Regarding tackle storage, Plano has long been the standard in the industry. For proof of that, look at the fact that their 3600 and 3700 sizes have become the standard for all brands of boxes and that bass boat manufacturers build their storage compartments to fit Plano's dimensions. They have been making tackle boxes and other storage solutions for years and continue to add products to keep you organized.
Their latest launch is the EDGE series that they bill as a “revolutionary line of tackle boxes,” and it is hard to argue with that statement. Included in the lineup are ten boxes that are fit for everyday use as well as specific lure types. They have been highly engineered to prevent your lures from rusting, secure them better, and help you become more organized.
After using them in real-world fishing situations, it has become evident that they have thought about just everything. Here is a recap of some highlights of using Plano’s most advanced boxes.
Keep Your Baits Dry
The EDGE series boxes have a Dri-Loc watertight seal that keeps water out, but it doesn’t stop there. Earlier this year, Plano released their rust-prevention solution they call Rustrictor. This product was made to prevent your expensive lures from developing rust, and even though you can’t “see it,” the added insurance of protecting your baits from rust is a good feeling.
The EDGE series has this product molded into the base itself, and they have gone an extra step with the addition of plastic dividers that improve airflow. They also include the Water Wick, one divider with a silica gel to further remove moisture.
One of the simplest features of these boxes is also the best; the oversized latch allows for smooth opening with just one hand. Most boxes don’t allow that, and the quick opening of a tackle box with one hand is something you won’t appreciate until you see it yourself.
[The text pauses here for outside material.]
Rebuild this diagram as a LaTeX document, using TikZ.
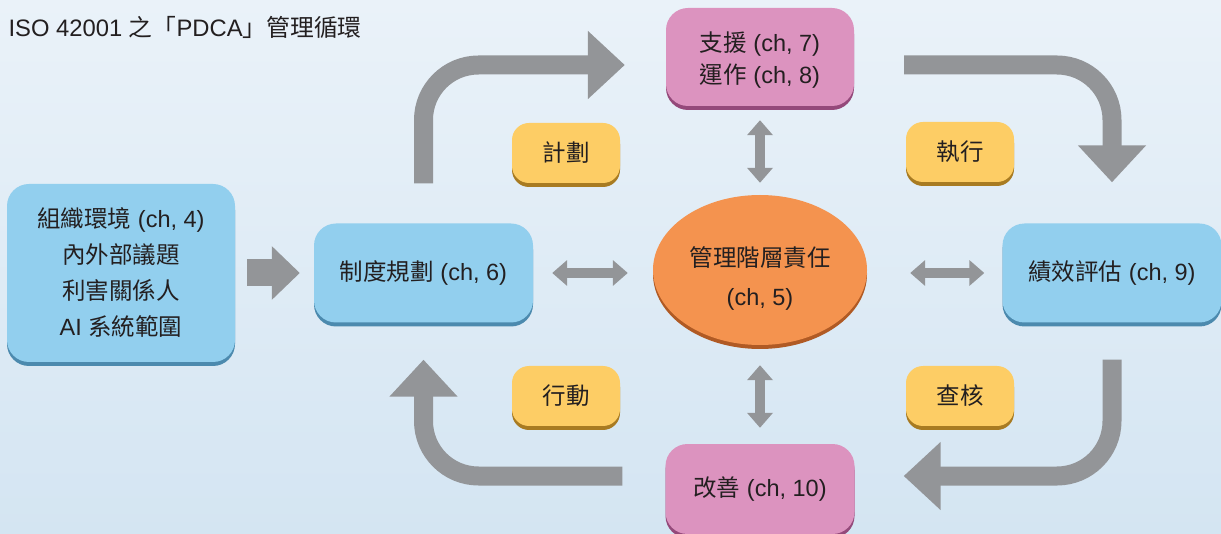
\documentclass[tikz,border=0pt]{standalone}
\usepackage{fontspec}
\setmainfont{Liberation Sans}
\newfontfamily\cjk{Noto Sans CJK TC}
\newcommand\zh[1]{{\cjk #1}}
\usetikzlibrary{arrows.meta,shapes.geometric,shadows}
\definecolor{bgtop}{HTML}{EAF2F9}
\definecolor{bgbot}{HTML}{D4E5F2}
\definecolor{txt}{HTML}{231F20}
\definecolor{blueF}{HTML}{92CFEE}
\definecolor{blueS}{HTML}{4C8AAE}
\definecolor{pinkF}{HTML}{DC93BF}
\definecolor{pinkS}{HTML}{94497A}
\definecolor{yelF}{HTML}{FDCD65}
\definecolor{yelS}{HTML}{A87B22}
\definecolor{orF}{HTML}{F4934F}
\definecolor{orS}{HTML}{B05A24}
\definecolor{arrowgray}{HTML}{939598}
\tikzset{
  basefont/.style={font=\fontsize{23.5}{36}\selectfont, text=txt, align=center},
  boxbase/.style={basefont, rounded corners=22pt, inner sep=0pt},
  bluebox/.style={boxbase, fill=blueF, drop shadow={shadow xshift=0pt, shadow yshift=-4pt, fill=blueS, opacity=1}},
  pinkbox/.style={boxbase, fill=pinkF, drop shadow={shadow xshift=0pt, shadow yshift=-4pt, fill=pinkS, opacity=1}},
  ybox/.style={boxbase, rounded corners=17pt, fill=yelF, minimum width=108pt, minimum height=60pt,
    drop shadow={shadow xshift=0pt, shadow yshift=-4pt, fill=yelS, opacity=1}},
  bigarrow/.style={draw=arrowgray, line width=19pt, rounded corners=55pt, -{Triangle[width=66pt,length=37pt]}},
  dblarrow/.style={draw=arrowgray, line width=10pt, {Triangle[width=25pt,length=15pt]}-{Triangle[width=25pt,length=15pt]}}
}
\begin{document}
\begin{tikzpicture}[x=1pt,y=-1pt]
\fill[top color=bgtop, bottom color=bgbot] (0,0) rectangle (1221,534);
\useasboundingbox (0,0) rectangle (1221,534);

\node[anchor=west, font=\fontsize{23.8}{28}\selectfont, text=txt] (title) at (5,27)
  {ISO 42001 \zh{之「}PDCA\zh{」管理循環}};

\node[bluebox, minimum width=228pt, minimum height=178pt] (ctx) at (121,273)
  {\zh{組織環境} (ch, 4)\\\zh{內外部議題}\\\zh{利害關係人}\\AI \zh{系統範圍}};
\node[bluebox, minimum width=219pt, minimum height=99pt] (plan) at (423.5,273)
  {\zh{制度規劃} (ch, 6)};
\node[bluebox, minimum width=219pt, minimum height=99pt] (perf) at (1112,273)
  {\zh{績效評估} (ch, 9)};
\node[pinkbox, minimum width=188pt, minimum height=98pt,
  label={[basefont, font=\fontsize{23.5}{32}\selectfont, yshift=-3pt]center:\zh{支援} (ch, 7)\\\zh{運作} (ch, 8)}] (sup) at (760,57) {};
\node[pinkbox, minimum width=189pt, minimum height=90pt] (imp) at (760,489)
  {\zh{改善} (ch, 10)};
\node[ellipse, inner sep=0pt, minimum width=214pt, minimum height=150pt, fill=orF,
  drop shadow={shadow xshift=0pt, shadow yshift=-4pt, fill=orS, opacity=1},
  label={[basefont, font=\fontsize{23.5}{39}\selectfont, yshift=-8pt]center:\zh{管理階層責任}\\(ch, 5)}] (mgmt) at (760,270) {};

\node[ybox] (lplan) at (566,153) {\zh{計劃}};
\node[ybox] (ldo) at (960,152) {\zh{執行}};
\node[ybox] (lact) at (566,396) {\zh{行動}};
\node[ybox] (lchk) at (960,396) {\zh{查核}};

% big cycle arrows
\draw[bigarrow] ([yshift=40pt]plan.north) |- ([xshift=-41pt,yshift=-8pt]sup.west);
\draw[bigarrow] ([xshift=50pt,yshift=-8pt]sup.east) -| ([yshift=41pt]perf.north);
\draw[bigarrow] ([yshift=-37pt]perf.south) |- ([xshift=49pt,yshift=13pt]imp.east);
\draw[bigarrow] ([xshift=-43pt,yshift=13pt]imp.west) -| ([yshift=-37pt]plan.south);

% fat arrow context -> planning
\draw[draw=arrowgray, line width=27pt, -{Triangle[width=52pt,length=28pt]}]
  ([xshift=12pt]ctx.east) -- ([xshift=-14pt]plan.west);

% double arrows
\coordinate (mw) at ([xshift=-25pt]mgmt.west);
\coordinate (me) at ([xshift=43pt]mgmt.east);
\draw[dblarrow] ([xshift=19pt]plan.east) -- (mw |- plan.east);
\draw[dblarrow] (me |- perf.west) -- ([xshift=-18pt]perf.west);
\draw[dblarrow] ([yshift=-14pt]sup.south) -- ([yshift=12pt]mgmt.north);
\draw[dblarrow] ([yshift=-20pt]mgmt.south) -- ([yshift=16pt]imp.north);
\end{tikzpicture}
\end{document}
If you are like this author, you have plenty of tackle boxes organized by lure type or maybe a season or, if you are really on top of it, by the body of water or fish species. The challenge when there are stacks of similar boxes is knowing what is inside each box without going through them.
One way to solve this problem is by using a Sharpie to mark the sides of the box. Another way to do this is with a label maker. Each will do the job, but labels can come loose over time, and marking with a permanent marker is permanent.
The engineering team at Plano created the EZ Label system that allows you to use a marker to write what is inside the box and remove it with a few hard rubs. It is recessed so that it doesn’t rub off over time. It works as advertised and is an ingenious solution.
The ten boxes are the standard 3600 size, three 3700 boxes (Thin, Standard, and Deep), and six other technique-specific models.
The first four are basic sizes, and you can fill them with whatever you like, and the remaining six were developed for a more specific purpose. Included in that group are the Plastics Box, Spinnerbait Box, Jig/Bladed Jig Box, Crankbait XL, Small Crankbait Box, and Terminal Box.
This box can hold plastics inside their bags or plastic clamshells with no issue. It was built around the popular boot tail swimbait like the Keitech Swing Impact FAT that are often kept in their original packaging to keep them straight.
If you like spinnerbaits and use different blade and skirt combinations, this one may be for you. It was said that Kevin VanDam was the driving force behind this box, and he is a noted spinnerbait fanatic.
It is larger than many spinnerbait-specific boxes and can hold quite a few baits. The downside of this box is the size, as it takes up some space, but if you love spinnerbaits, you may make that sacrifice.
Jig/Bladed Jig Box
Out of all of the boxes in the series, this one is sure to be a favorite. It allows for easy organization (and, more importantly, access) to jigs and ChatterBaits. The box holds an endless number of slots for each of the baits. They are said to hold up to 70 individual jigs or bladed jigs.
Small Crankbait Box
Both crankbait boxes feature a different spin or keep treble-hooked baits organized. The baits are held in place by silicone “fingers” that protect each bait from banging into each other, dulling hooks, and removing paint finishes.
The downside of this way to store baits is losing some of the overall space in your box. Instead of grouping baits and jamming the slots full, you are limited to how many they can hold. The tradeoff is keeping your expensive baits like high-end crankbaits and jerkbaits in pristine condition.
The XL box has the same features as the Small Crankbait box, but the baits are stored vertically instead of horizontally. The box is big, but it can hold an ample supply of mega-deep divers like the Strike King 8XD and 10XD.
This box is specially made for small terminal tackle products like hooks and weights. Like the other boxes, it is strong and can keep your expensive terminal tackle like tungsten weights organized and protected.
Extra “Cool Features”
Another neat thing about these boxes is that the dividers are pre-cut, which means no more time cutting your dividers when you get a new box.
They also feel very solid and have a crystal-clear lid to see what is inside easily. Most boxes also stack together for easy storage in your garage or tackle room without sliding.
While these are pricier than most tackle boxes, they are highly engineered and well built. They thought of it all when designing these products. The Plano EDGE series may be the perfect fit if you are looking for new tackle storage.